> [Problem] A single number is the answer here: how many lines of the entries contain "code"?

[start Raw records]

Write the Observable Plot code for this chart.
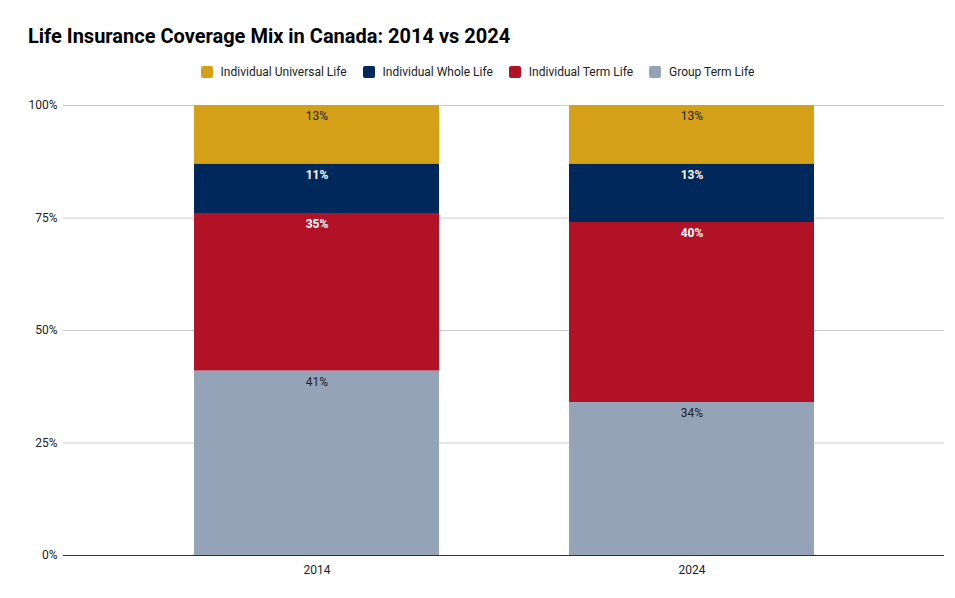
<!DOCTYPE html>
<html><head>
<script src="https://cdn.jsdelivr.net/npm/d3@7"></script>
<script src="https://cdn.jsdelivr.net/npm/@observablehq/plot@0.6"></script>
<style>
body{margin:0;font-family:Roboto,Arial,sans-serif;background:#fff}
#wrap{position:relative;width:955px;height:598px}
#title{position:absolute;left:28px;top:24px;font-size:20px;font-weight:bold;color:#000}
#legend{position:absolute;top:65px;left:0;width:955px;display:flex;justify-content:center;gap:16px;font-size:12px;color:#222}
#legend span{display:inline-flex;align-items:center}
#legend i{display:inline-block;width:12px;height:12px;border-radius:2px;margin-right:8px}
#chart{position:absolute;left:0;top:0}
</style></head><body>
<div id="wrap"><div id="chart"></div><div id="title">Life Insurance Coverage Mix in Canada: 2014 vs 2024</div><div id="legend"></div></div>
<script>
const years = ["2014","2024"];
const categories = ["Group Term Life","Individual Term Life","Individual Whole Life","Individual Universal Life"];
const colors = ["#94a3b8","#b11226","#00285a","#d4a017"];
const labelColors = ["#222","#fff","#fff","#222"];
const labelWeights = ["normal","bold","bold","normal"];
const values2014 = [41,35,11,13];
const values2024 = [34,40,13,13];
const yTicks = [0,25,50,75,100];

const series = {"2014":values2014,"2024":values2024};
const data = [];
for (const y of years){ let c=0; categories.forEach((k,i)=>{ const v=series[y][i]; data.push({year:y,cat:k,v,y1:c,y2:c+v,i}); c+=v; }); }

const leg = document.getElementById("legend");
[3,2,1,0].forEach(i=>{ const s=document.createElement("span"); s.innerHTML=`<i style="background:${colors[i]}"></i>${categories[i]}`; leg.appendChild(s); });

const plot = Plot.plot({
  width:955,height:598,marginTop:105,marginBottom:43,marginLeft:63,marginRight:11,
  style:{fontFamily:"Roboto,Arial,sans-serif",fontSize:"12px",color:"#222"},
  x:{domain:years,padding:0.347,label:null,tickSize:0,tickPadding:10},
  y:{domain:[0,100],ticks:yTicks,tickFormat:d=>d+"%",label:null,tickSize:0,tickPadding:6},
  color:{domain:categories,range:colors},
  marks:[
    Plot.gridY(yTicks,{stroke:"#ccc",strokeOpacity:1}),
    Plot.rectY(data,{x:"year",y1:"y1",y2:"y2",fill:"cat"}),
    Plot.ruleY([0],{stroke:"#333"}),
    ...[0,1,2,3].map(i=>Plot.text(data.filter(d=>d.i===i),{x:"year",y:"y2",text:d=>d.v+"%",dy:11,fill:labelColors[i],fontWeight:labelWeights[i],fontSize:12}))
  ]
});
document.getElementById("chart").appendChild(plot);
</script></body></html>
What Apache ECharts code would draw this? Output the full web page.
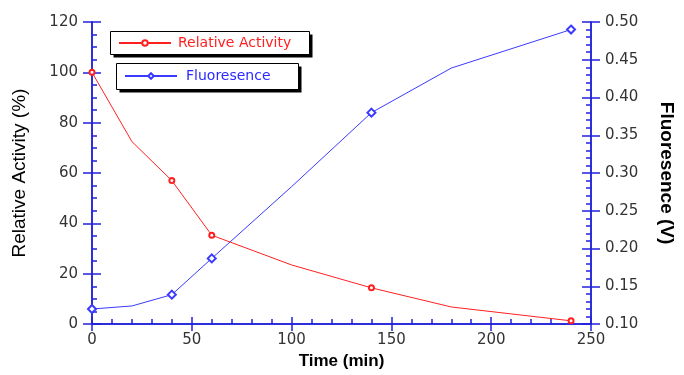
<!DOCTYPE html>
<html>
<head>
<meta charset="utf-8">
<script src="https://cdn.jsdelivr.net/npm/echarts@6/dist/echarts.min.js"></script>
<style>
  html, body { margin: 0; padding: 0; background: #fff; }
  #myChart { width: 684px; height: 375px; }
</style>
</head>
<body>
<div id="myChart"></div>
<script>
  // time points (min) and values
  const timeMin = [0, 20, 40, 60, 100, 140, 180, 240];
  const activity = [100, 72.5, 57, 35.3, 23.5, 14.4, 6.8, 1.3];
  const fluorescence = [0.12, 0.124, 0.139, 0.187, 0.282, 0.38, 0.439, 0.49];
  // which points carry a marker (the others are just line bends)
  const marked = [true, false, true, true, false, true, false, true];

  const axisBlue = '#2222dd';
  const labelFont = { color: '#333', fontFamily: 'DejaVu Sans', fontSize: 15 };
  const titleFont = { color: '#000', fontFamily: 'Liberation Sans Narrow, Liberation Sans', fontSize: 19 };

  function points(ys) {
    return timeMin.map(function (t, i) {
      let item = { value: [t, ys[i]] };
      if (!marked[i]) item.symbol = 'none';
      return item;
    });
  }

  // legend box with a hard black drop shadow
  function legendBox(x, y, w, h) {
    return [
      { type: 'rect', shape: { x: x + 3, y: y + 3, width: w, height: h }, style: { fill: '#000' }, z: 1 },
      { type: 'rect', shape: { x: x, y: y, width: w, height: h }, style: { fill: '#fff', stroke: '#000', lineWidth: 1 }, z: 2 }
    ];
  }

  let myChart = echarts.init(document.getElementById('myChart'));
  let option = {
    animation: false,
    grid: { left: 92, right: 82, top: 22, bottom: 45 },
    graphic: legendBox(110.5, 31.5, 199, 23).concat(legendBox(116.5, 63.5, 182, 26)),
    legend: [
      {
        data: ['Relative Activity'],
        left: 118, top: 36, padding: 0, z: 10,
        itemWidth: 52, itemHeight: 7, itemGap: 0,
        textStyle: { color: '#ff2020', fontFamily: 'DejaVu Sans', fontSize: 14, padding: [0, 0, 0, 2] }
      },
      {
        data: ['Fluoresence'],
        left: 124, top: 69, padding: 0, z: 10,
        itemWidth: 52, itemHeight: 7, itemGap: 0,
        textStyle: { color: '#2a2aff', fontFamily: 'DejaVu Sans', fontSize: 14, padding: [0, 0, 0, 4] }
      }
    ],
    xAxis: [
      {
        type: 'value', min: 0, max: 250, interval: 50,
        name: 'Time (min)', nameLocation: 'middle', nameGap: 27,
        nameTextStyle: { color: '#000', fontFamily: 'Liberation Sans', fontSize: 17, fontWeight: 'bold' },
        axisLine: { lineStyle: { color: axisBlue, width: 1.5 } },
        axisTick: { length: 7, lineStyle: { color: axisBlue, width: 1.5 } },
        axisLabel: Object.assign({ margin: 9 }, labelFont),
        splitLine: { show: false }
      },
      {
        type: 'value', min: 0, max: 250, interval: 50, position: 'bottom',
        axisLine: { lineStyle: { color: axisBlue, width: 1.5 } },
        axisTick: { inside: true, length: 7, lineStyle: { color: axisBlue, width: 1.5 } },
        minorTick: { show: true, splitNumber: 5, length: 5, lineStyle: { color: axisBlue, width: 1.5 } },
        axisLabel: { show: false },
        splitLine: { show: false }
      }
    ],
    yAxis: [
      {
        type: 'value', min: 0, max: 120, interval: 20, position: 'left',
        name: 'Relative Activity (%)', nameLocation: 'middle', nameRotate: 90, nameGap: 63,
        nameTextStyle: titleFont,
        axisLine: { show: true, lineStyle: { color: axisBlue, width: 1.5 } },
        axisTick: { show: true, length: 9, lineStyle: { color: axisBlue, width: 1.5 } },
        axisLabel: Object.assign({ margin: 14 }, labelFont),
        splitLine: { show: false }
      },
      {
        type: 'value', min: 0, max: 120, interval: 20, position: 'left',
        axisLine: { show: true, lineStyle: { color: axisBlue, width: 1.5 } },
        axisTick: { show: true, inside: true, length: 9, lineStyle: { color: axisBlue, width: 1.5 } },
        minorTick: { show: true, splitNumber: 4, length: 5, lineStyle: { color: axisBlue, width: 1.5 } },
        axisLabel: { show: false },
        splitLine: { show: false }
      },
      {
        type: 'value', min: 0.1, max: 0.5, interval: 0.05, position: 'right',
        name: 'Fluoresence (V)', nameLocation: 'middle', nameRotate: -90, nameGap: 66,
        nameTextStyle: Object.assign({}, titleFont, { fontWeight: 'bold' }),
        axisLine: { show: true, lineStyle: { color: axisBlue, width: 1.5 } },
        axisTick: { show: true, length: 9, lineStyle: { color: axisBlue, width: 1.5 } },
        axisLabel: Object.assign({ margin: 14, formatter: function (v) { return v.toFixed(2); } }, labelFont),
        splitLine: { show: false }
      },
      {
        type: 'value', min: 0.1, max: 0.5, interval: 0.05, position: 'right',
        axisLine: { show: true, lineStyle: { color: axisBlue, width: 1.5 } },
        axisTick: { show: true, inside: true, length: 9, lineStyle: { color: axisBlue, width: 1.5 } },
        minorTick: { show: true, splitNumber: 5, length: 5, lineStyle: { color: axisBlue, width: 1.5 } },
        axisLabel: { show: false },
        splitLine: { show: false }
      }
    ],
    series: [
      {
        name: 'Relative Activity', type: 'line',
        xAxisIndex: 0, yAxisIndex: 0,
        symbol: 'emptyCircle', symbolSize: 5,
        lineStyle: { color: '#ff2020', width: 1 },
        itemStyle: { color: '#ff2020', borderWidth: 2 },
        data: points(activity)
      },
      {
        name: 'Fluoresence', type: 'line',
        xAxisIndex: 0, yAxisIndex: 2,
        symbol: 'emptyDiamond', symbolSize: 8,
        lineStyle: { color: '#3a3aff', width: 1 },
        itemStyle: { color: '#3a3aff', borderWidth: 1 },
        data: points(fluorescence)
      }
    ]
  };
  myChart.setOption(option);
</script>
</body>
</html>
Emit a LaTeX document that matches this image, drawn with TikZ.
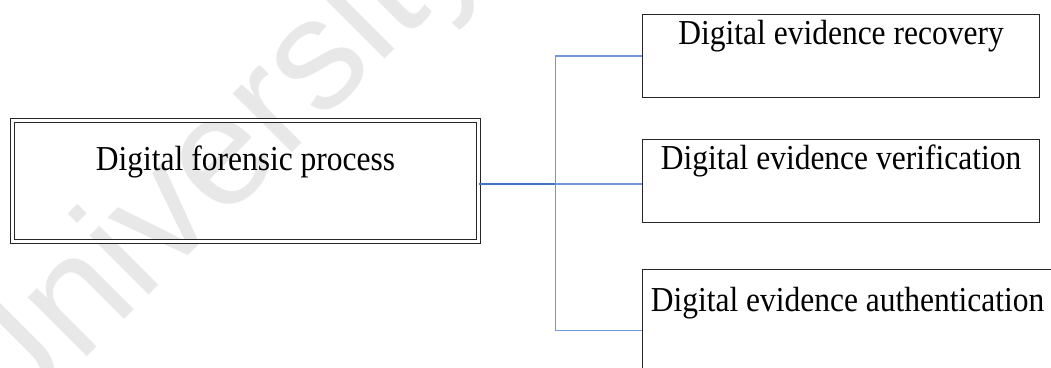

[end Raw records]

> [Answer to this exercise] 2